Source excerpt:
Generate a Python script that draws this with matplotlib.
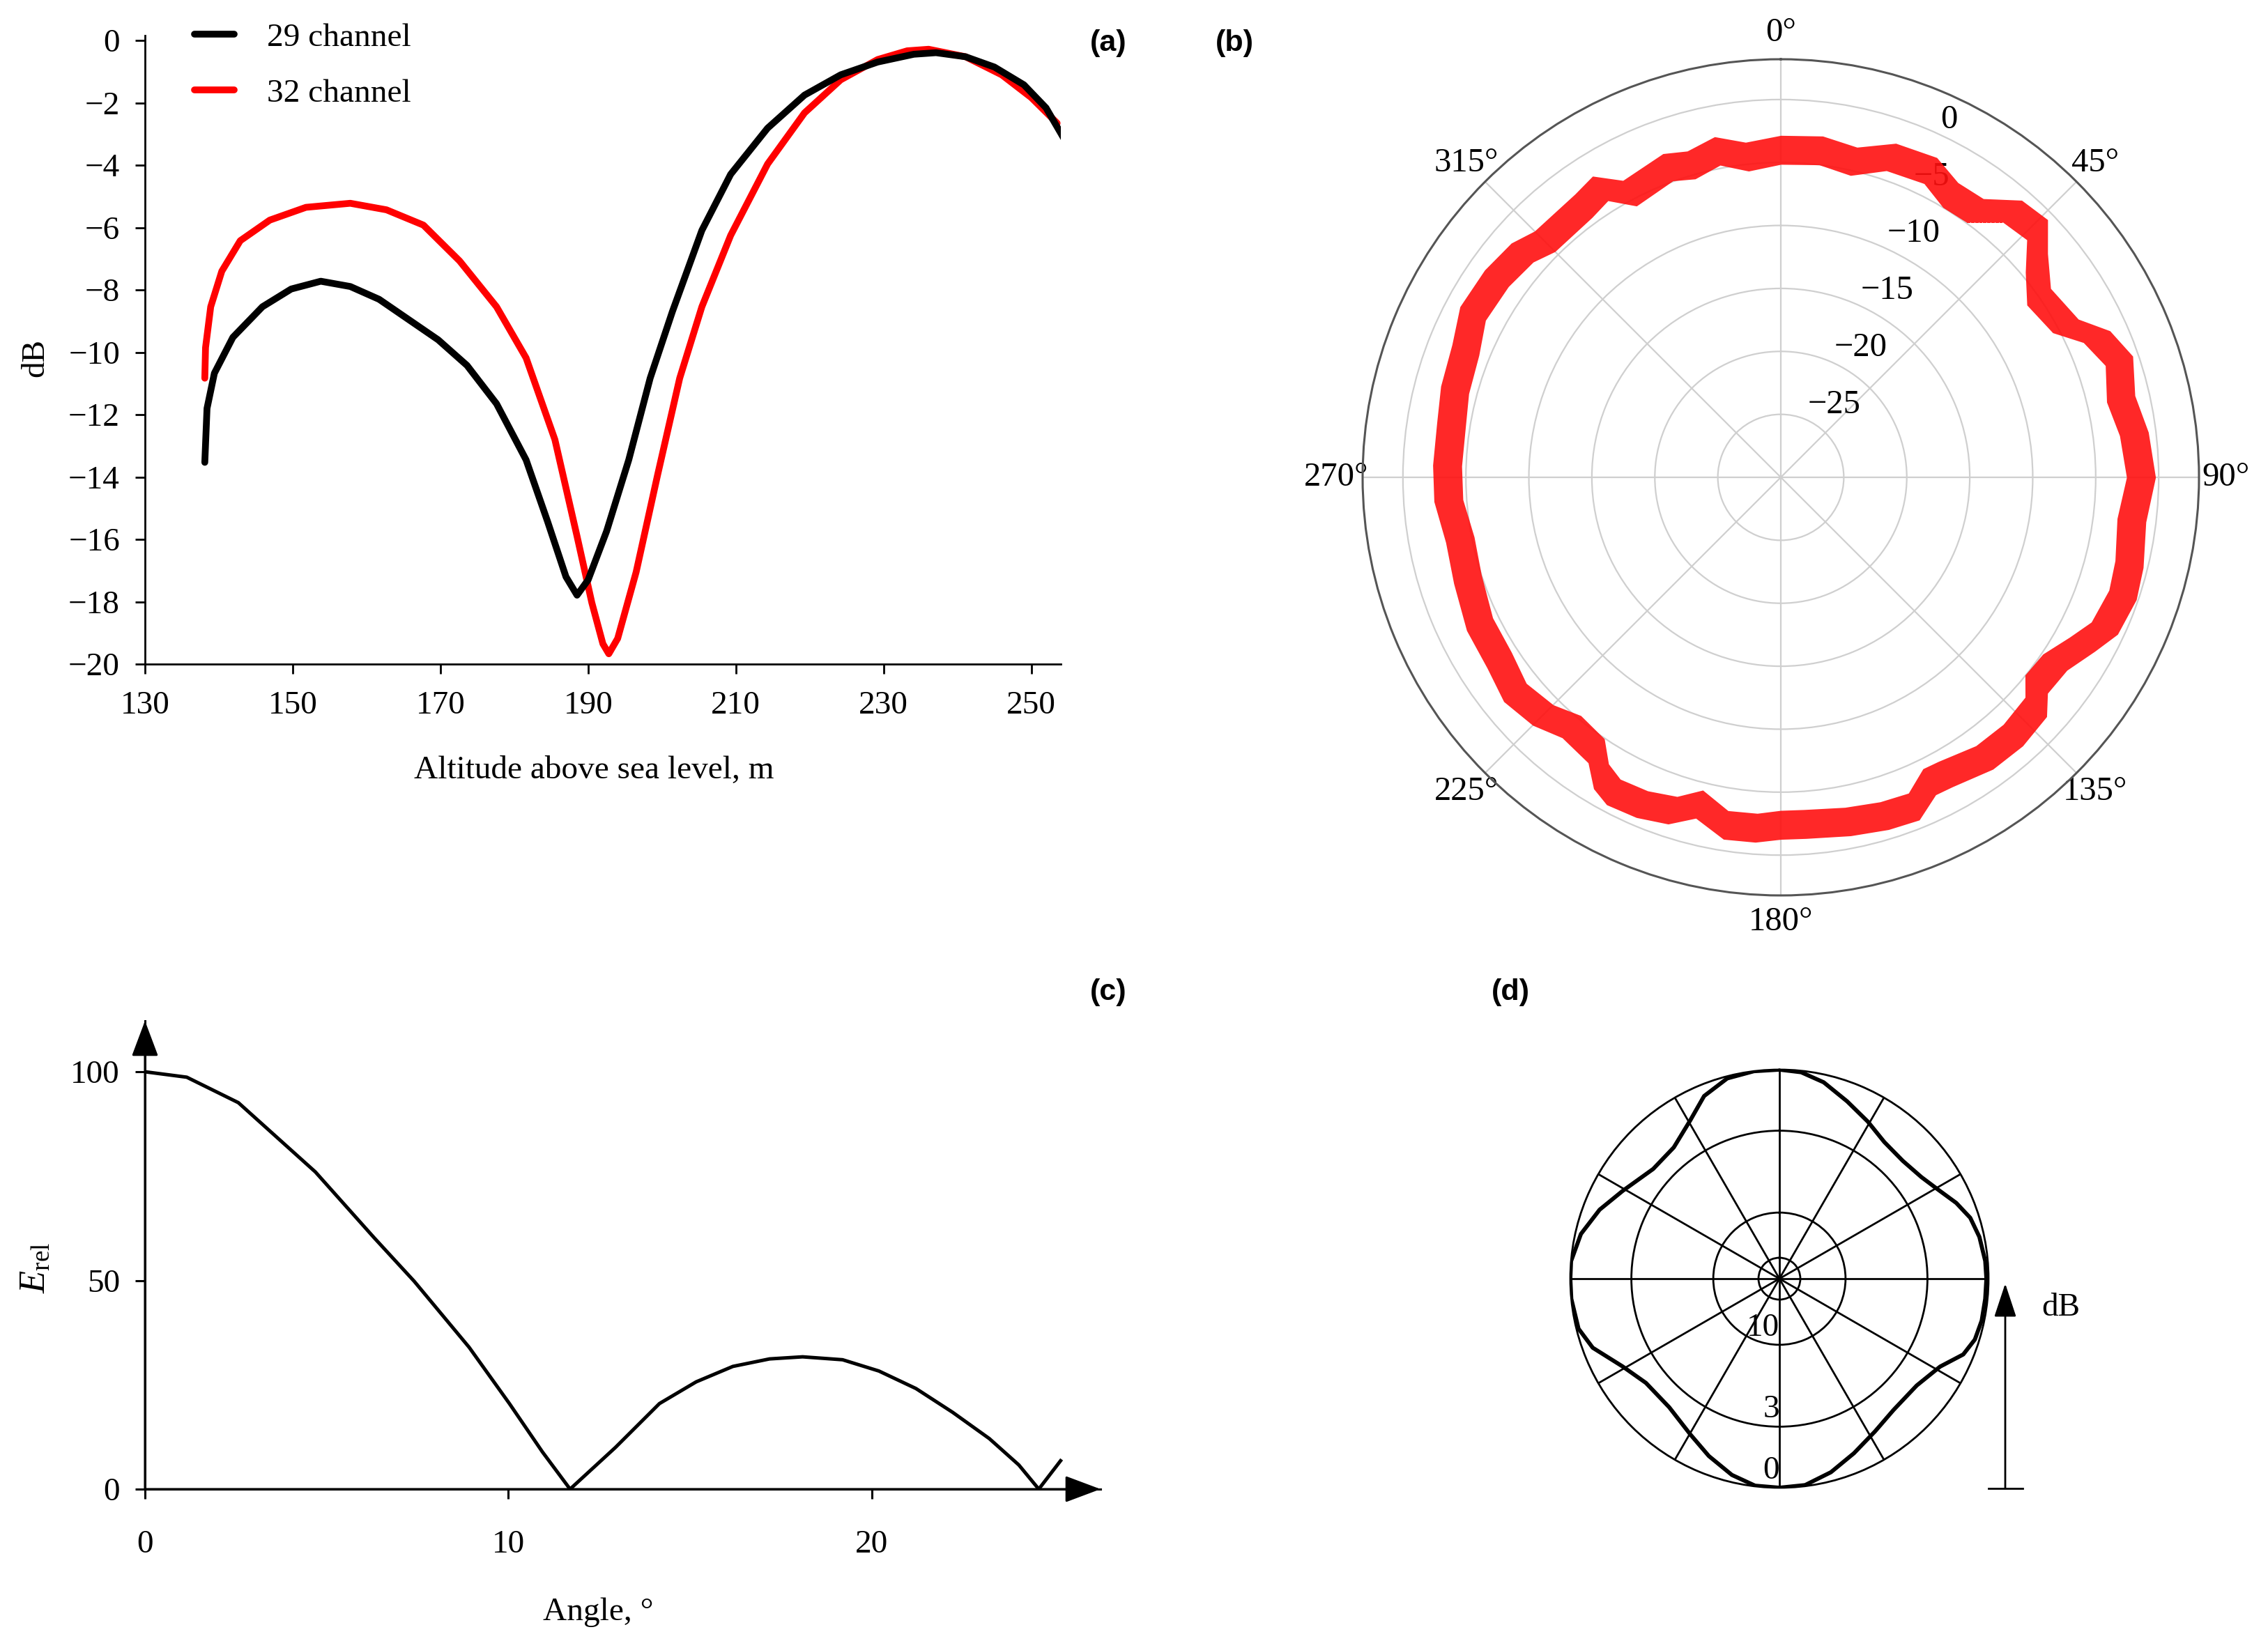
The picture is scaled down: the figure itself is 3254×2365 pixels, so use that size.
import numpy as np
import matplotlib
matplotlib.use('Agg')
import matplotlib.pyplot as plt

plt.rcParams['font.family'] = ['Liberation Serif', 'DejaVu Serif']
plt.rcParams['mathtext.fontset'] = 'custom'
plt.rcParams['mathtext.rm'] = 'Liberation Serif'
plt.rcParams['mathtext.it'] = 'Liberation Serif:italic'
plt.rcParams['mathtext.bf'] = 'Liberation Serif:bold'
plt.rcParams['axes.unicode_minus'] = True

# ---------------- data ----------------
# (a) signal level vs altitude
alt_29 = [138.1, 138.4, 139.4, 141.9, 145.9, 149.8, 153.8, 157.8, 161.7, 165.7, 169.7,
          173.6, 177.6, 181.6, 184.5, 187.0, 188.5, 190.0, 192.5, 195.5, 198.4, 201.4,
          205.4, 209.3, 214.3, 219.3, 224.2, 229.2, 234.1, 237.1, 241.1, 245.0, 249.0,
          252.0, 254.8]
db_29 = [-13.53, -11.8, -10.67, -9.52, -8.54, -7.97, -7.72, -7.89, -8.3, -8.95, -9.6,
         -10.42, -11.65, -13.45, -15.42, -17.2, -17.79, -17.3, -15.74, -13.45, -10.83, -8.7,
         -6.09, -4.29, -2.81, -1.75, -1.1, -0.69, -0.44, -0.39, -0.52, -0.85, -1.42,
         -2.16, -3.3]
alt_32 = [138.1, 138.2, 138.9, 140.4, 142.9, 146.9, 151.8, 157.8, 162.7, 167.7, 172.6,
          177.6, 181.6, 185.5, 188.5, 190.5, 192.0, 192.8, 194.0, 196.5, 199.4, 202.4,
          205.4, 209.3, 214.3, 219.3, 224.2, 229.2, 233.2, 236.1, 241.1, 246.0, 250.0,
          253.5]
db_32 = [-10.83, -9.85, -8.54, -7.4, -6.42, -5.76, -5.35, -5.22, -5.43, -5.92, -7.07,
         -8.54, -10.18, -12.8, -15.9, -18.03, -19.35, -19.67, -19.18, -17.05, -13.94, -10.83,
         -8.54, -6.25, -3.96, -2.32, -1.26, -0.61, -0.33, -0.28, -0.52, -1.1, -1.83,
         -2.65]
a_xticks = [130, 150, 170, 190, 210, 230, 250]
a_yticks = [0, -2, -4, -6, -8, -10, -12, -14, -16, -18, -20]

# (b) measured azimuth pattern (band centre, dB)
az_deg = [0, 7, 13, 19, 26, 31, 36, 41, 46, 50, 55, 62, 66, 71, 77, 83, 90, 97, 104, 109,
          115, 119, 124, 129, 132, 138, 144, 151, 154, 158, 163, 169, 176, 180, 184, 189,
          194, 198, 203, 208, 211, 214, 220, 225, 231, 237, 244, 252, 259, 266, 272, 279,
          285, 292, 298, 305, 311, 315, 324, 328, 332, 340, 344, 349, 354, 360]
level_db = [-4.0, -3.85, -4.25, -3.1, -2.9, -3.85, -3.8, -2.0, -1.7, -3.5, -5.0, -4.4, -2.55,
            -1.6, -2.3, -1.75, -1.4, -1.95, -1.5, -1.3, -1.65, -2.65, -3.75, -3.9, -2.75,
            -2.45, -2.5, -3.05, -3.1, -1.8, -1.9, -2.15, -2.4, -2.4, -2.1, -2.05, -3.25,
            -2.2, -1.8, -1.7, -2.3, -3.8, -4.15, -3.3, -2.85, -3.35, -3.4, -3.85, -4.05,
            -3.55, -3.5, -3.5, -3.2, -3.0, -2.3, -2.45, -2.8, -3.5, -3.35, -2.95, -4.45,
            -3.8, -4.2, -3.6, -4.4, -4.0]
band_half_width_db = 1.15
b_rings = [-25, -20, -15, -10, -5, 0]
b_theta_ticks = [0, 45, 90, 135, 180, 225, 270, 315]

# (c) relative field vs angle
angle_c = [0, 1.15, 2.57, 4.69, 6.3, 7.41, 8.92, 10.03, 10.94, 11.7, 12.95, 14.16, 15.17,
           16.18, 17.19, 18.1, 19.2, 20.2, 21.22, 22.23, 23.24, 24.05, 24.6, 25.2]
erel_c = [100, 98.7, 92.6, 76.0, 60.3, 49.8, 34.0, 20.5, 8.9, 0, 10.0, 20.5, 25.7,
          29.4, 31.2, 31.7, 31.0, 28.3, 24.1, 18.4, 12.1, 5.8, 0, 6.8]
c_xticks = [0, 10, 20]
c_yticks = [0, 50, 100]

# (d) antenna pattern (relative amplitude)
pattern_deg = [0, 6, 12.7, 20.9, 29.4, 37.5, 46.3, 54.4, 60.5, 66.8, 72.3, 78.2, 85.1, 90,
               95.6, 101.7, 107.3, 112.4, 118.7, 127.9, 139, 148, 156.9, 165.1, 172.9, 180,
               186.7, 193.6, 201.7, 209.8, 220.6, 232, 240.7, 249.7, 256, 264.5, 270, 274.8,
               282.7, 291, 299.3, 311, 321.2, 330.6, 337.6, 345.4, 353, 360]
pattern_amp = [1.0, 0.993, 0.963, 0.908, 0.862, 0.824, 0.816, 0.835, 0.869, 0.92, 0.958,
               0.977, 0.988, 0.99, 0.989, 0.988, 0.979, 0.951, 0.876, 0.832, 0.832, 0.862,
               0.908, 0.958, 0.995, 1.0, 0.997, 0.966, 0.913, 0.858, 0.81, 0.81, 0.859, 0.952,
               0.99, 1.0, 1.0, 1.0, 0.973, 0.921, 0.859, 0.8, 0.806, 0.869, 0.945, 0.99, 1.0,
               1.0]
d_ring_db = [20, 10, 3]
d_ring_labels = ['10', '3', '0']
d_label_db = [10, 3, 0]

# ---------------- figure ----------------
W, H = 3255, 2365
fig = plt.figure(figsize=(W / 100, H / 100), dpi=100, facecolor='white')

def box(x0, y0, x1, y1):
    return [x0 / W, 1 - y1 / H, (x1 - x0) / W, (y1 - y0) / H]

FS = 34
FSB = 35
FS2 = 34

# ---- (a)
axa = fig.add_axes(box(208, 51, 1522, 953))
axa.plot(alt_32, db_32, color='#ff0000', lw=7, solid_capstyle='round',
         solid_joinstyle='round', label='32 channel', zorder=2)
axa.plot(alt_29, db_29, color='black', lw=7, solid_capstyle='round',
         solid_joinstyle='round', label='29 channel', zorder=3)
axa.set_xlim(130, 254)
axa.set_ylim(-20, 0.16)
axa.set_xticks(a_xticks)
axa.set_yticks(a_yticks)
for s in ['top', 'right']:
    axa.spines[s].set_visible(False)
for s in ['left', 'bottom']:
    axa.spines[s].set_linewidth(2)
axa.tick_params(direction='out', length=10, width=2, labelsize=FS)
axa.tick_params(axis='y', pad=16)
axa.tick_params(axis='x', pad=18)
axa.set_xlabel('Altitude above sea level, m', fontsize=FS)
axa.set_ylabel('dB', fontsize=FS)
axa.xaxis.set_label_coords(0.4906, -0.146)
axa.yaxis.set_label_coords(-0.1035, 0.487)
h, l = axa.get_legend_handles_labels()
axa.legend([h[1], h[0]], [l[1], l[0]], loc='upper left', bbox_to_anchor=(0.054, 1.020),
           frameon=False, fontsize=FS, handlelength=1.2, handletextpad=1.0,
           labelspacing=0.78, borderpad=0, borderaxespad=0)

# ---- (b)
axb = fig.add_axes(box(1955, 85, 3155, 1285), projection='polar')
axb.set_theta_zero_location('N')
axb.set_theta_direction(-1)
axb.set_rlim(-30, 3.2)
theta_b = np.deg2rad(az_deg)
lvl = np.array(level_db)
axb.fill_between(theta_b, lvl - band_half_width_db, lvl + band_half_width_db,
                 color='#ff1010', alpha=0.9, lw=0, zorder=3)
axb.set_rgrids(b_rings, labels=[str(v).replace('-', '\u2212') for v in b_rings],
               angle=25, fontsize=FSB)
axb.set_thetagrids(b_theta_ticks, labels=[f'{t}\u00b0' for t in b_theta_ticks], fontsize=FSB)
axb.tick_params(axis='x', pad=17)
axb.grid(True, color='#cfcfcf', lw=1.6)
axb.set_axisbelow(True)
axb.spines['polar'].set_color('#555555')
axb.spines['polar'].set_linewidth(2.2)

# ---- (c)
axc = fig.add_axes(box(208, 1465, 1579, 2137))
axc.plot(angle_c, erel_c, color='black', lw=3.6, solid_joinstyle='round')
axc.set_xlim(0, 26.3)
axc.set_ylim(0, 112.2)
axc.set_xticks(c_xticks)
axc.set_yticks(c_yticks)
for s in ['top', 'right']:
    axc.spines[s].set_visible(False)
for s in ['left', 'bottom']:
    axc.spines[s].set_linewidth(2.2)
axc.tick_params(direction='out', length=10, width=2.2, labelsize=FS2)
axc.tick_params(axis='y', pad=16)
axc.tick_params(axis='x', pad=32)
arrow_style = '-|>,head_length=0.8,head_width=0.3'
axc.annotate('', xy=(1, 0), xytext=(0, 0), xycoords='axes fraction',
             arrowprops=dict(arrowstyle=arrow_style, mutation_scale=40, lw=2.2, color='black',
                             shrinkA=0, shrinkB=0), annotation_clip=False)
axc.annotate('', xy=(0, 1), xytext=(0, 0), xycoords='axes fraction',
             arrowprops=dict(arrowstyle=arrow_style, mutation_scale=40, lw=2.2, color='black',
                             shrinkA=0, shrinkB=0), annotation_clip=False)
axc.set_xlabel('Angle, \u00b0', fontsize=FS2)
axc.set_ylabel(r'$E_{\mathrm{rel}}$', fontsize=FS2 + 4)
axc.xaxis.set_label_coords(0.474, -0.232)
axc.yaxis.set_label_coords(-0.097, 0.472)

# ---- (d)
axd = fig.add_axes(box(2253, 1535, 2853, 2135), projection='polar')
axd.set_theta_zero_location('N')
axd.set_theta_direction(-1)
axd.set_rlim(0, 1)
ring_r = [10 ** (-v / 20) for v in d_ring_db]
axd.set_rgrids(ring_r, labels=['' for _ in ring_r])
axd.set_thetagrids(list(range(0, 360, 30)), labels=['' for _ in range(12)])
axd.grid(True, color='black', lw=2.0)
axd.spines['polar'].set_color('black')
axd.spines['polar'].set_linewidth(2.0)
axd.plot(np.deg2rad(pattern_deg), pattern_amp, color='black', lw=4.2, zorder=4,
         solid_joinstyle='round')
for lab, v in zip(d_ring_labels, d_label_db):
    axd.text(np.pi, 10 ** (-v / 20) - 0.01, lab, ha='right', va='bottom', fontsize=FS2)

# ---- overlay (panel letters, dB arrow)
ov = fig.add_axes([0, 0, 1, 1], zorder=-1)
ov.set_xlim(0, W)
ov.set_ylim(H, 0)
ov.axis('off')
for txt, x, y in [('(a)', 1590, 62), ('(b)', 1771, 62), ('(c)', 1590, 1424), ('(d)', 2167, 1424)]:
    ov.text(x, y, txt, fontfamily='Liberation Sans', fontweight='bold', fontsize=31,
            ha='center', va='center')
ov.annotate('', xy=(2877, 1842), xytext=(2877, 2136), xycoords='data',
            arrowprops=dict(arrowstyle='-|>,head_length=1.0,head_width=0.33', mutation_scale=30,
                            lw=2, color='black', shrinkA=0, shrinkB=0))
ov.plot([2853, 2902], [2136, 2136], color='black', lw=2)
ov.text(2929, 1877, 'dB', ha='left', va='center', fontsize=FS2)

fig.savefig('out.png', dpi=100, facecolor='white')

Problem to work on: Search the data for the word "matplotlib" and copy each line where it appears.

Solution for this exercise:
Generate a Python script that draws this with matplotlib.
import matplotlib
matplotlib.use('Agg')
import matplotlib.pyplot as plt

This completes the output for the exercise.